There is a colloquial sense in which to “save somebody’s life” makes sense (you pull them from the path of a speeding bureaucrat, say). But this always strictly means “to extend somebody’s life so that they die later.” Discussing “saving lives” in the statistical sense is never right, particularly in cases like DARA’s report which is based on models which themselves are cobbled together from a series of assumptions, guesses, maybe-sos, rules-of-thumb, and nobody-said-this-was-wrongs.

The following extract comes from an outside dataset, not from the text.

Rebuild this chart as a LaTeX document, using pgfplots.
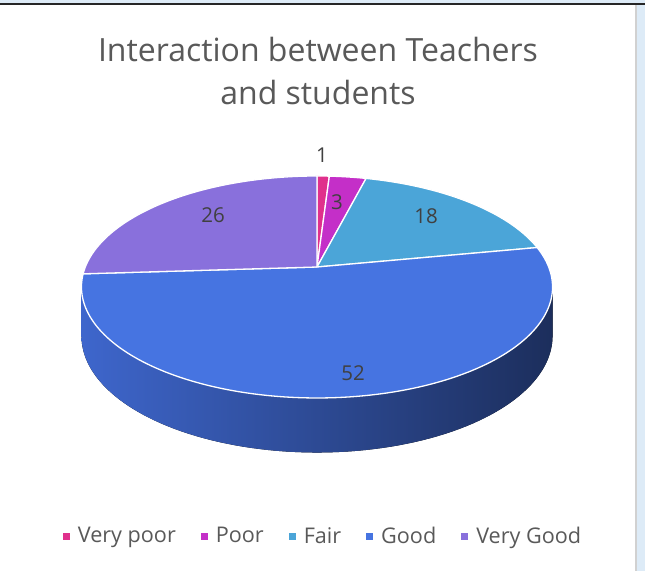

We have already seen that, in absence of catastrophic climate change and given historical trends, about a billion people will die by 2030. Similar calculations show that about two million will be be born: a surplus of one billion. Since DARA’s moral calculus is merely numbers of bodies, to make its case it has to show how its model changes these background rates, including the births. Do they mean 100 million more than the one billion scheduled will die? Or do they mean the cause of death of the 100 million the billion will be put down to climate change? Or is it some combination? How many of the two million to be born won’t be? Or will births increase? How many people will live longer because of climate change? Or do they claim that every human must live a shorter life (something that is extraordinarily impossible).